+++ Dataset excerpt +++

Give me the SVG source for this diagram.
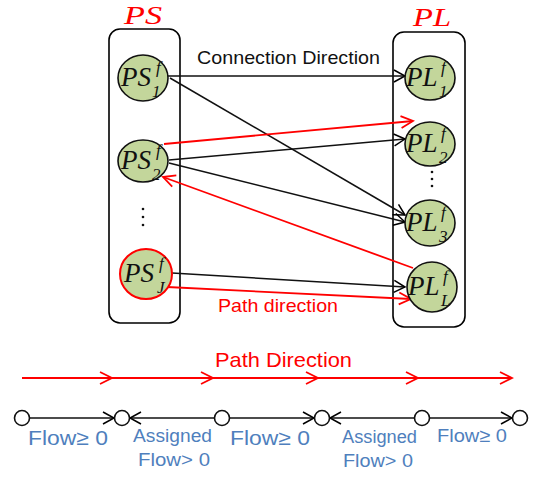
<svg xmlns="http://www.w3.org/2000/svg" width="542" height="477" viewBox="0 0 542 477">
<defs>
<marker id="ab" markerUnits="userSpaceOnUse" markerWidth="14" markerHeight="14" refX="11" refY="6" orient="auto" overflow="visible"><path d="M0,0 L11,6 L0,12" fill="none" stroke="#000" stroke-width="1.5"/></marker>
<marker id="ar" markerUnits="userSpaceOnUse" markerWidth="14" markerHeight="14" refX="12" refY="6" orient="auto" overflow="visible"><path d="M0,0 L12,6 L0,12" fill="none" stroke="#f00" stroke-width="1.8"/></marker>
</defs>
<style>
.box{fill:none;stroke:#000;stroke-width:1.6}
.nd{fill:#c3d69b;stroke:#111;stroke-width:1.6}
.ndr{fill:#c3d69b;stroke:#f00;stroke-width:2}
.m{font-family:"Liberation Serif",serif;font-style:italic;fill:#111}
.big{font-size:27px}
.sm{font-size:17px}
.ttl{font-family:"Liberation Serif",serif;font-style:italic;font-size:25px;fill:#f00}
.eb{stroke:#111;stroke-width:1.5;fill:none;marker-end:url(#ab)}
.er{stroke:#f00;stroke-width:1.8;fill:none;marker-end:url(#ar)}
.lbl{font-family:"Liberation Sans",Arial,sans-serif}
.blue{fill:#4f7fbd;font-family:"Liberation Sans",Arial,sans-serif}
.bc{fill:#fff;stroke:#111;stroke-width:1.6}
.dot{fill:#111}
</style>

<g id="containers">
<rect class="box" x="109" y="29" width="71" height="294" rx="11"/>
<rect class="box" x="393" y="32" width="72" height="295" rx="11"/>
<text class="ttl" x="124" y="24" textLength="38" lengthAdjust="spacingAndGlyphs">PS</text>
<text class="ttl" x="413" y="26" textLength="38" lengthAdjust="spacingAndGlyphs">PL</text>
<circle class="dot" cx="143" cy="209" r="1.3"/><circle class="dot" cx="143" cy="217" r="1.3"/><circle class="dot" cx="143" cy="225" r="1.3"/>
<circle class="dot" cx="432" cy="172" r="1.3"/><circle class="dot" cx="432" cy="179" r="1.3"/><circle class="dot" cx="432" cy="186" r="1.3"/>
</g>

<g id="connectors">
<line class="eb" x1="168" y1="76" x2="405" y2="76"/>
<line class="eb" x1="170" y1="78" x2="405" y2="215"/>
<line class="eb" x1="169" y1="160" x2="405" y2="139"/>
<line class="eb" x1="169" y1="163" x2="405" y2="222"/>
<line class="eb" x1="172" y1="273" x2="405" y2="287"/>
<line class="er" x1="164" y1="144" x2="413" y2="121"/>
<line class="er" x1="413" y1="268" x2="163" y2="177"/>
<line class="er" x1="167" y1="287" x2="411" y2="299"/>
<text class="lbl" x="197" y="64" font-size="19" textLength="183" lengthAdjust="spacingAndGlyphs" fill="#111">Connection Direction</text>
<text class="lbl" x="218" y="312" font-size="19" textLength="120" lengthAdjust="spacingAndGlyphs" fill="#f00">Path direction</text>
</g>

<g id="PS1"><ellipse class="nd" cx="143" cy="78" rx="25" ry="23"/>
<text class="m big" x="121" y="86">PS</text><text class="m sm" x="156" y="73">f</text><text class="m sm" x="152" y="97">1</text></g>
<g id="PS2"><ellipse class="nd" cx="143" cy="161" rx="25" ry="21"/>
<text class="m big" x="121" y="169">PS</text><text class="m sm" x="156" y="156">f</text><text class="m sm" x="152" y="180">2</text></g>
<g id="PSJ"><ellipse class="ndr" cx="146" cy="274" rx="26" ry="25"/>
<text class="m big" x="124" y="282">PS</text><text class="m sm" x="159" y="269">f</text><text class="m sm" x="157" y="293">J</text></g>

<g id="PL1"><ellipse class="nd" cx="430" cy="78" rx="25" ry="22"/>
<text class="m big" x="406" y="86">PL</text><text class="m sm" x="441" y="73">f</text><text class="m sm" x="439" y="97">1</text></g>
<g id="PL2"><ellipse class="nd" cx="430" cy="144" rx="25" ry="22"/>
<text class="m big" x="406" y="152">PL</text><text class="m sm" x="441" y="139">f</text><text class="m sm" x="439" y="163">2</text></g>
<g id="PL3"><ellipse class="nd" cx="430" cy="223" rx="25" ry="23"/>
<text class="m big" x="406" y="231">PL</text><text class="m sm" x="441" y="218">f</text><text class="m sm" x="439" y="242">3</text></g>
<g id="PLL"><ellipse class="nd" cx="432" cy="287" rx="25" ry="25"/>
<text class="m big" x="408" y="295">PL</text><text class="m sm" x="443" y="282">f</text><text class="m sm" x="441" y="306">L</text></g>

<g id="path-direction">
<text class="lbl" x="215" y="367" font-size="21" textLength="137" lengthAdjust="spacingAndGlyphs" fill="#f00">Path Direction</text>
<line x1="22" y1="378" x2="512" y2="378" stroke="#f00" stroke-width="1.8"/>
<path d="M100,372 L112,378 L100,384 M201,372 L213,378 L201,384 M306,372 L318,378 L306,384 M406,372 L418,378 L406,384 M500,372 L512,378 L500,384" fill="none" stroke="#f00" stroke-width="1.8"/>
</g>

<g id="bottom-connectors">
<line class="eb" x1="29" y1="418" x2="114" y2="418"/>
<line class="eb" x1="214" y1="418" x2="130" y2="418"/>
<line class="eb" x1="229" y1="418" x2="314" y2="418"/>
<line class="eb" x1="414" y1="418" x2="330" y2="418"/>
<line class="eb" x1="429" y1="418" x2="512" y2="418"/>
</g>
<g id="n1"><circle class="bc" cx="22" cy="418" r="7.5"/></g>
<g id="n2"><circle class="bc" cx="122" cy="418" r="7.5"/></g>
<g id="n3"><circle class="bc" cx="222" cy="418" r="7.5"/></g>
<g id="n4"><circle class="bc" cx="322" cy="418" r="7.5"/></g>
<g id="n5"><circle class="bc" cx="422" cy="418" r="7.5"/></g>
<g id="n6"><circle class="bc" cx="520" cy="418" r="7.5"/></g>

<g id="labels">
<text class="blue" x="28" y="445" font-size="21" textLength="80" lengthAdjust="spacingAndGlyphs">Flow≥ 0</text>
<text class="blue" x="133" y="442" font-size="18" textLength="79" lengthAdjust="spacingAndGlyphs">Assigned</text>
<text class="blue" x="138" y="466" font-size="19" textLength="72" lengthAdjust="spacingAndGlyphs">Flow&gt; 0</text>
<text class="blue" x="230" y="445" font-size="21" textLength="80" lengthAdjust="spacingAndGlyphs">Flow≥ 0</text>
<text class="blue" x="342" y="443" font-size="18" textLength="75" lengthAdjust="spacingAndGlyphs">Assigned</text>
<text class="blue" x="343" y="467" font-size="19" textLength="70" lengthAdjust="spacingAndGlyphs">Flow&gt; 0</text>
<text class="blue" x="437" y="442" font-size="19" textLength="70" lengthAdjust="spacingAndGlyphs">Flow≥ 0</text>
</g>
</svg>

+++

> Stated problem:
Quote the material exactly. Pictures stay out.

> Task answer:
Give me the SVG source for this diagram.
<svg xmlns="http://www.w3.org/2000/svg" width="542" height="477" viewBox="0 0 542 477">
<defs>
<marker id="ab" markerUnits="userSpaceOnUse" markerWidth="14" markerHeight="14" refX="11" refY="6" orient="auto" overflow="visible"><path d="M0,0 L11,6 L0,12" fill="none" stroke="#000" stroke-width="1.5"/></marker>
<marker id="ar" markerUnits="userSpaceOnUse" markerWidth="14" markerHeight="14" refX="12" refY="6" orient="auto" overflow="visible"><path d="M0,0 L12,6 L0,12" fill="none" stroke="#f00" stroke-width="1.8"/></marker>
</defs>
<style>
.box{fill:none;stroke:#000;stroke-width:1.6}
.nd{fill:#c3d69b;stroke:#111;stroke-width:1.6}
.ndr{fill:#c3d69b;stroke:#f00;stroke-width:2}
.m{font-family:"Liberation Serif",serif;font-style:italic;fill:#111}
.big{font-size:27px}
.sm{font-size:17px}
.ttl{font-family:"Liberation Serif",serif;font-style:italic;font-size:25px;fill:#f00}
.eb{stroke:#111;stroke-width:1.5;fill:none;marker-end:url(#ab)}
.er{stroke:#f00;stroke-width:1.8;fill:none;marker-end:url(#ar)}
.lbl{font-family:"Liberation Sans",Arial,sans-serif}
.blue{fill:#4f7fbd;font-family:"Liberation Sans",Arial,sans-serif}
.bc{fill:#fff;stroke:#111;stroke-width:1.6}
.dot{fill:#111}
</style>

<g id="containers">
<rect class="box" x="109" y="29" width="71" height="294" rx="11"/>
<rect class="box" x="393" y="32" width="72" height="295" rx="11"/>
<text class="ttl" x="124" y="24" textLength="38" lengthAdjust="spacingAndGlyphs">PS</text>
<text class="ttl" x="413" y="26" textLength="38" lengthAdjust="spacingAndGlyphs">PL</text>
<circle class="dot" cx="143" cy="209" r="1.3"/><circle class="dot" cx="143" cy="217" r="1.3"/><circle class="dot" cx="143" cy="225" r="1.3"/>
<circle class="dot" cx="432" cy="172" r="1.3"/><circle class="dot" cx="432" cy="179" r="1.3"/><circle class="dot" cx="432" cy="186" r="1.3"/>
</g>

<g id="connectors">
<line class="eb" x1="168" y1="76" x2="405" y2="76"/>
<line class="eb" x1="170" y1="78" x2="405" y2="215"/>
<line class="eb" x1="169" y1="160" x2="405" y2="139"/>
<line class="eb" x1="169" y1="163" x2="405" y2="222"/>
<line class="eb" x1="172" y1="273" x2="405" y2="287"/>
<line class="er" x1="164" y1="144" x2="413" y2="121"/>
<line class="er" x1="413" y1="268" x2="163" y2="177"/>
<line class="er" x1="167" y1="287" x2="411" y2="299"/>
<text class="lbl" x="197" y="64" font-size="19" textLength="183" lengthAdjust="spacingAndGlyphs" fill="#111">Connection Direction</text>
<text class="lbl" x="218" y="312" font-size="19" textLength="120" lengthAdjust="spacingAndGlyphs" fill="#f00">Path direction</text>
</g>

<g id="PS1"><ellipse class="nd" cx="143" cy="78" rx="25" ry="23"/>
<text class="m big" x="121" y="86">PS</text><text class="m sm" x="156" y="73">f</text><text class="m sm" x="152" y="97">1</text></g>
<g id="PS2"><ellipse class="nd" cx="143" cy="161" rx="25" ry="21"/>
<text class="m big" x="121" y="169">PS</text><text class="m sm" x="156" y="156">f</text><text class="m sm" x="152" y="180">2</text></g>
<g id="PSJ"><ellipse class="ndr" cx="146" cy="274" rx="26" ry="25"/>
<text class="m big" x="124" y="282">PS</text><text class="m sm" x="159" y="269">f</text><text class="m sm" x="157" y="293">J</text></g>

<g id="PL1"><ellipse class="nd" cx="430" cy="78" rx="25" ry="22"/>
<text class="m big" x="406" y="86">PL</text><text class="m sm" x="441" y="73">f</text><text class="m sm" x="439" y="97">1</text></g>
<g id="PL2"><ellipse class="nd" cx="430" cy="144" rx="25" ry="22"/>
<text class="m big" x="406" y="152">PL</text><text class="m sm" x="441" y="139">f</text><text class="m sm" x="439" y="163">2</text></g>
<g id="PL3"><ellipse class="nd" cx="430" cy="223" rx="25" ry="23"/>
<text class="m big" x="406" y="231">PL</text><text class="m sm" x="441" y="218">f</text><text class="m sm" x="439" y="242">3</text></g>
<g id="PLL"><ellipse class="nd" cx="432" cy="287" rx="25" ry="25"/>
<text class="m big" x="408" y="295">PL</text><text class="m sm" x="443" y="282">f</text><text class="m sm" x="441" y="306">L</text></g>

<g id="path-direction">
<text class="lbl" x="215" y="367" font-size="21" textLength="137" lengthAdjust="spacingAndGlyphs" fill="#f00">Path Direction</text>
<line x1="22" y1="378" x2="512" y2="378" stroke="#f00" stroke-width="1.8"/>
<path d="M100,372 L112,378 L100,384 M201,372 L213,378 L201,384 M306,372 L318,378 L306,384 M406,372 L418,378 L406,384 M500,372 L512,378 L500,384" fill="none" stroke="#f00" stroke-width="1.8"/>
</g>

<g id="bottom-connectors">
<line class="eb" x1="29" y1="418" x2="114" y2="418"/>
<line class="eb" x1="214" y1="418" x2="130" y2="418"/>
<line class="eb" x1="229" y1="418" x2="314" y2="418"/>
<line class="eb" x1="414" y1="418" x2="330" y2="418"/>
<line class="eb" x1="429" y1="418" x2="512" y2="418"/>
</g>
<g id="n1"><circle class="bc" cx="22" cy="418" r="7.5"/></g>
<g id="n2"><circle class="bc" cx="122" cy="418" r="7.5"/></g>
<g id="n3"><circle class="bc" cx="222" cy="418" r="7.5"/></g>
<g id="n4"><circle class="bc" cx="322" cy="418" r="7.5"/></g>
<g id="n5"><circle class="bc" cx="422" cy="418" r="7.5"/></g>
<g id="n6"><circle class="bc" cx="520" cy="418" r="7.5"/></g>

<g id="labels">
<text class="blue" x="28" y="445" font-size="21" textLength="80" lengthAdjust="spacingAndGlyphs">Flow≥ 0</text>
<text class="blue" x="133" y="442" font-size="18" textLength="79" lengthAdjust="spacingAndGlyphs">Assigned</text>
<text class="blue" x="138" y="466" font-size="19" textLength="72" lengthAdjust="spacingAndGlyphs">Flow&gt; 0</text>
<text class="blue" x="230" y="445" font-size="21" textLength="80" lengthAdjust="spacingAndGlyphs">Flow≥ 0</text>
<text class="blue" x="342" y="443" font-size="18" textLength="75" lengthAdjust="spacingAndGlyphs">Assigned</text>
<text class="blue" x="343" y="467" font-size="19" textLength="70" lengthAdjust="spacingAndGlyphs">Flow&gt; 0</text>
<text class="blue" x="437" y="442" font-size="19" textLength="70" lengthAdjust="spacingAndGlyphs">Flow≥ 0</text>
</g>
</svg>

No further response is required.